• **Recorded data**:
──────────────────────────────

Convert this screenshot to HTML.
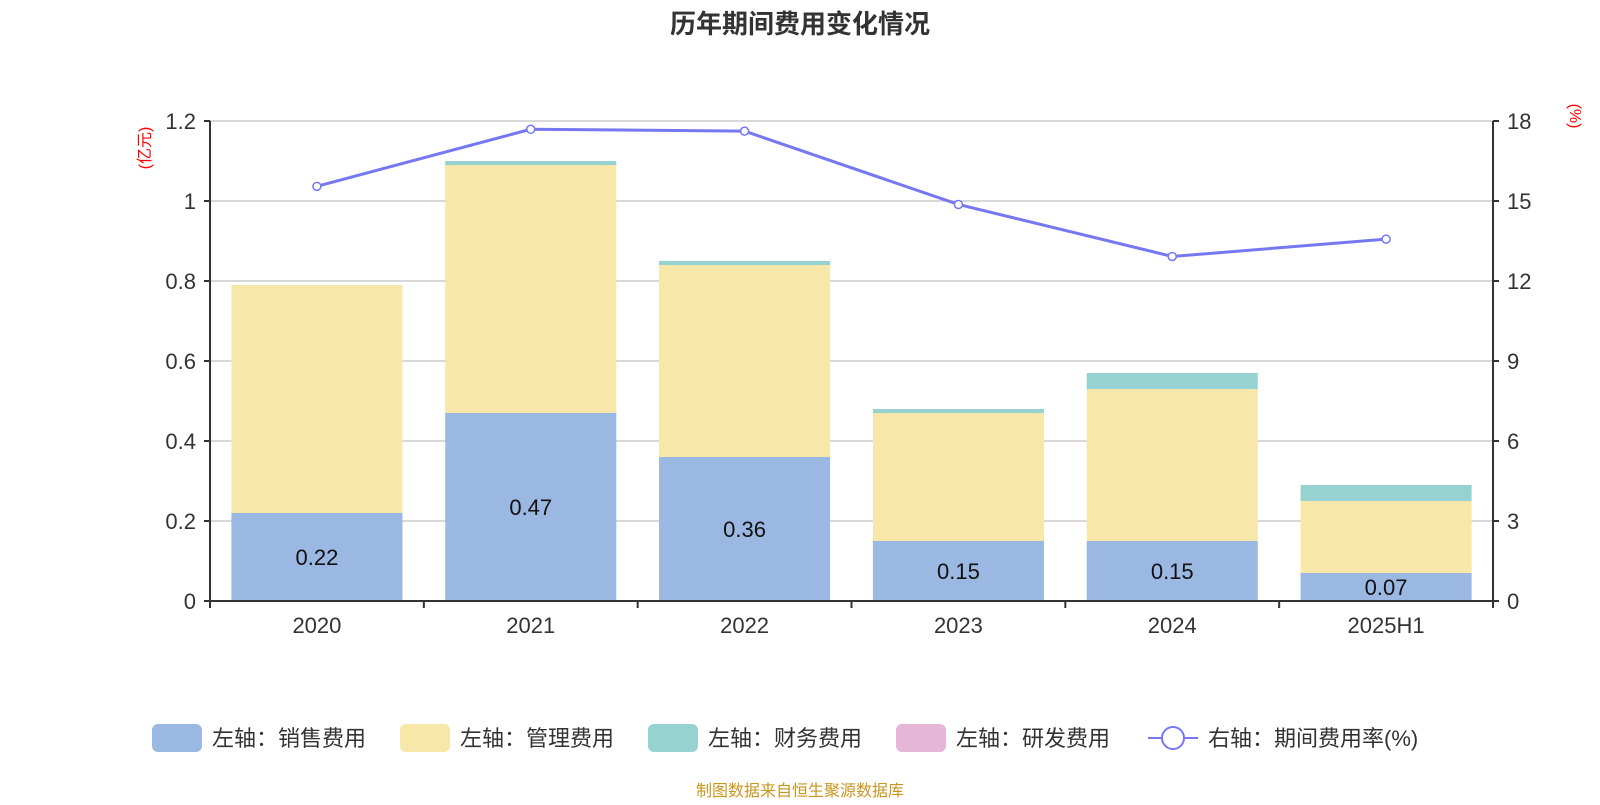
<!DOCTYPE html>
<html><head><meta charset="utf-8"><style>
body{margin:0;background:#fff;}
svg text{font-family:"Liberation Sans","Noto Sans CJK SC",sans-serif;}
</style></head><body>
<svg id="c" width="1600" height="800" xmlns="http://www.w3.org/2000/svg">
<text x="800" y="33" text-anchor="middle" font-size="26" font-weight="bold" fill="#333">历年期间费用变化情况</text>
<text transform="translate(150,148) rotate(-90)" text-anchor="middle" font-size="16" fill="red">(亿元)</text>
<text transform="translate(1570,116) rotate(90)" text-anchor="middle" font-size="16" fill="red">(%)</text>
<g id="g"></g>
<text x="800" y="796" text-anchor="middle" font-size="16" fill="#c8961e">制图数据来自恒生聚源数据库</text>
</svg>
<script>
const categories=["2020","2021","2022","2023","2024","2025H1"];
const sales=[0.22,0.47,0.36,0.15,0.15,0.07];
const mgmt=[0.57,0.62,0.48,0.32,0.38,0.18];
const fin=[0,0.01,0.01,0.01,0.04,0.04];
const rnd=[0,0,0,0,0,0];
const rate=[15.55,17.69,17.62,14.87,12.92,13.57];
const leftTicks=[0,0.2,0.4,0.6,0.8,1,1.2];
const rightTicks=[0,3,6,9,12,15,18];
const X0=210,X1=1493,Y0=601,Y1=121;
const band=(X1-X0)/categories.length;
const yL=v=>Y0-(v/1.2)*(Y0-Y1);
const yR=v=>Y0-(v/18)*(Y0-Y1);
const xC=i=>X0+band*(i+0.5);
const g=document.getElementById('g');
const NS="http://www.w3.org/2000/svg";
function mk(t,a,txt){const e=document.createElementNS(NS,t);for(const k in a)e.setAttribute(k,a[k]);if(txt!=null)e.textContent=txt;g.appendChild(e);return e;}
leftTicks.forEach((v,i)=>{
  const y=yL(v);
  if(v>0){const l=mk('line',{x1:X0,x2:X1,y1:y,y2:y,stroke:'#ccc','stroke-width':1.5});
  
  }
  mk('line',{x1:X0-6,x2:X0,y1:y,y2:y,stroke:'#333','stroke-width':2});
  const t=mk('text',{x:X0-14,y:y+8,'text-anchor':'end','font-size':22,fill:'#333'},String(v));
  
  
  const r=rightTicks[i];
  mk('line',{x1:X1,x2:X1+6,y1:yR(r),y2:yR(r),stroke:'#333','stroke-width':2});
  const t2=mk('text',{x:X1+14,y:yR(r)+8,'font-size':22,fill:'#333'},String(r));
  
  
});
const series=[[sales,'#9bb8e2','sales'],[mgmt,'#f7e7a9','mgmt'],[fin,'#96d2d2','fin'],[rnd,'#e6b6d8','rnd']];
const bw=band*0.8;
categories.forEach((c,i)=>{
  let acc=0;
  series.forEach(([arr,col,nm])=>{
    const v=arr[i];if(v<=0)return;
    const r=mk('rect',{x:xC(i)-bw/2,y:yL(acc+v),width:bw,height:yL(acc)-yL(acc+v),fill:col});
    
    
    acc+=v;
  });
  const lb=mk('text',{x:xC(i),y:Math.min((yL(0)+yL(sales[i]))/2+8,Y0-5),'text-anchor':'middle','font-size':22,fill:'#111'},sales[i].toFixed(2));
  
  
  const xl=mk('text',{x:xC(i),y:Y0+32,'text-anchor':'middle','font-size':22,fill:'#333'},c);
  
  
});
for(let i=0;i<=categories.length;i++){mk('line',{x1:X0+band*i,x2:X0+band*i,y1:Y0,y2:Y0+7,stroke:'#333','stroke-width':2});}
mk('line',{x1:X0,x2:X0,y1:Y1,y2:Y0,stroke:'#333','stroke-width':2});
mk('line',{x1:X1,x2:X1,y1:Y1,y2:Y0+7,stroke:'#333','stroke-width':2});
mk('line',{x1:X0-6,x2:X1+6,y1:Y0,y2:Y0,stroke:'#333','stroke-width':2});
const pl=mk('polyline',{points:rate.map((v,i)=>xC(i)+','+yR(v)).join(' '),fill:'none',stroke:'#7578f0','stroke-width':3});


rate.forEach((v,i)=>{const p=mk('circle',{cx:xC(i),cy:yR(v),r:4,fill:'#fff',stroke:'#7578f0','stroke-width':1.5});

});
const leg=[['#9bb8e2','左轴：销售费用',152],['#f7e7a9','左轴：管理费用',400],['#96d2d2','左轴：财务费用',648],['#e6b6d8','左轴：研发费用',896]];
leg.forEach(([col,txt,x])=>{
  const r=mk('rect',{x:x,y:724,width:50,height:28,rx:6,fill:col});
  
  
  const t=mk('text',{x:x+60,y:746,'font-size':22,fill:'#333'},txt);
  
  
});
mk('line',{x1:1148,x2:1198,y1:738,y2:738,stroke:'#7578f0','stroke-width':2});
const lc=mk('circle',{cx:1173,cy:738,r:11,fill:'#fff',stroke:'#7578f0','stroke-width':2});


const lt=mk('text',{x:1208,y:746,'font-size':22,fill:'#333'},'右轴：期间费用率(%)');


</script>
</body></html>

──────────────────────────────

• **What is asked**:
Take the listing and print it again exactly, but without any pictures.

• **Final result**:
Convert this screenshot to HTML.
<!DOCTYPE html>
<html><head><meta charset="utf-8"><style>
body{margin:0;background:#fff;}
svg text{font-family:"Liberation Sans","Noto Sans CJK SC",sans-serif;}
</style></head><body>
<svg id="c" width="1600" height="800" xmlns="http://www.w3.org/2000/svg">
<text x="800" y="33" text-anchor="middle" font-size="26" font-weight="bold" fill="#333">历年期间费用变化情况</text>
<text transform="translate(150,148) rotate(-90)" text-anchor="middle" font-size="16" fill="red">(亿元)</text>
<text transform="translate(1570,116) rotate(90)" text-anchor="middle" font-size="16" fill="red">(%)</text>
<g id="g"></g>
<text x="800" y="796" text-anchor="middle" font-size="16" fill="#c8961e">制图数据来自恒生聚源数据库</text>
</svg>
<script>
const categories=["2020","2021","2022","2023","2024","2025H1"];
const sales=[0.22,0.47,0.36,0.15,0.15,0.07];
const mgmt=[0.57,0.62,0.48,0.32,0.38,0.18];
const fin=[0,0.01,0.01,0.01,0.04,0.04];
const rnd=[0,0,0,0,0,0];
const rate=[15.55,17.69,17.62,14.87,12.92,13.57];
const leftTicks=[0,0.2,0.4,0.6,0.8,1,1.2];
const rightTicks=[0,3,6,9,12,15,18];
const X0=210,X1=1493,Y0=601,Y1=121;
const band=(X1-X0)/categories.length;
const yL=v=>Y0-(v/1.2)*(Y0-Y1);
const yR=v=>Y0-(v/18)*(Y0-Y1);
const xC=i=>X0+band*(i+0.5);
const g=document.getElementById('g');
const NS="http://www.w3.org/2000/svg";
function mk(t,a,txt){const e=document.createElementNS(NS,t);for(const k in a)e.setAttribute(k,a[k]);if(txt!=null)e.textContent=txt;g.appendChild(e);return e;}
leftTicks.forEach((v,i)=>{
  const y=yL(v);
  if(v>0){const l=mk('line',{x1:X0,x2:X1,y1:y,y2:y,stroke:'#ccc','stroke-width':1.5});
  
  }
  mk('line',{x1:X0-6,x2:X0,y1:y,y2:y,stroke:'#333','stroke-width':2});
  const t=mk('text',{x:X0-14,y:y+8,'text-anchor':'end','font-size':22,fill:'#333'},String(v));
  
  
  const r=rightTicks[i];
  mk('line',{x1:X1,x2:X1+6,y1:yR(r),y2:yR(r),stroke:'#333','stroke-width':2});
  const t2=mk('text',{x:X1+14,y:yR(r)+8,'font-size':22,fill:'#333'},String(r));
  
  
});
const series=[[sales,'#9bb8e2','sales'],[mgmt,'#f7e7a9','mgmt'],[fin,'#96d2d2','fin'],[rnd,'#e6b6d8','rnd']];
const bw=band*0.8;
categories.forEach((c,i)=>{
  let acc=0;
  series.forEach(([arr,col,nm])=>{
    const v=arr[i];if(v<=0)return;
    const r=mk('rect',{x:xC(i)-bw/2,y:yL(acc+v),width:bw,height:yL(acc)-yL(acc+v),fill:col});
    
    
    acc+=v;
  });
  const lb=mk('text',{x:xC(i),y:Math.min((yL(0)+yL(sales[i]))/2+8,Y0-5),'text-anchor':'middle','font-size':22,fill:'#111'},sales[i].toFixed(2));
  
  
  const xl=mk('text',{x:xC(i),y:Y0+32,'text-anchor':'middle','font-size':22,fill:'#333'},c);
  
  
});
for(let i=0;i<=categories.length;i++){mk('line',{x1:X0+band*i,x2:X0+band*i,y1:Y0,y2:Y0+7,stroke:'#333','stroke-width':2});}
mk('line',{x1:X0,x2:X0,y1:Y1,y2:Y0,stroke:'#333','stroke-width':2});
mk('line',{x1:X1,x2:X1,y1:Y1,y2:Y0+7,stroke:'#333','stroke-width':2});
mk('line',{x1:X0-6,x2:X1+6,y1:Y0,y2:Y0,stroke:'#333','stroke-width':2});
const pl=mk('polyline',{points:rate.map((v,i)=>xC(i)+','+yR(v)).join(' '),fill:'none',stroke:'#7578f0','stroke-width':3});


rate.forEach((v,i)=>{const p=mk('circle',{cx:xC(i),cy:yR(v),r:4,fill:'#fff',stroke:'#7578f0','stroke-width':1.5});

});
const leg=[['#9bb8e2','左轴：销售费用',152],['#f7e7a9','左轴：管理费用',400],['#96d2d2','左轴：财务费用',648],['#e6b6d8','左轴：研发费用',896]];
leg.forEach(([col,txt,x])=>{
  const r=mk('rect',{x:x,y:724,width:50,height:28,rx:6,fill:col});
  
  
  const t=mk('text',{x:x+60,y:746,'font-size':22,fill:'#333'},txt);
  
  
});
mk('line',{x1:1148,x2:1198,y1:738,y2:738,stroke:'#7578f0','stroke-width':2});
const lc=mk('circle',{cx:1173,cy:738,r:11,fill:'#fff',stroke:'#7578f0','stroke-width':2});


const lt=mk('text',{x:1208,y:746,'font-size':22,fill:'#333'},'右轴：期间费用率(%)');


</script>
</body></html>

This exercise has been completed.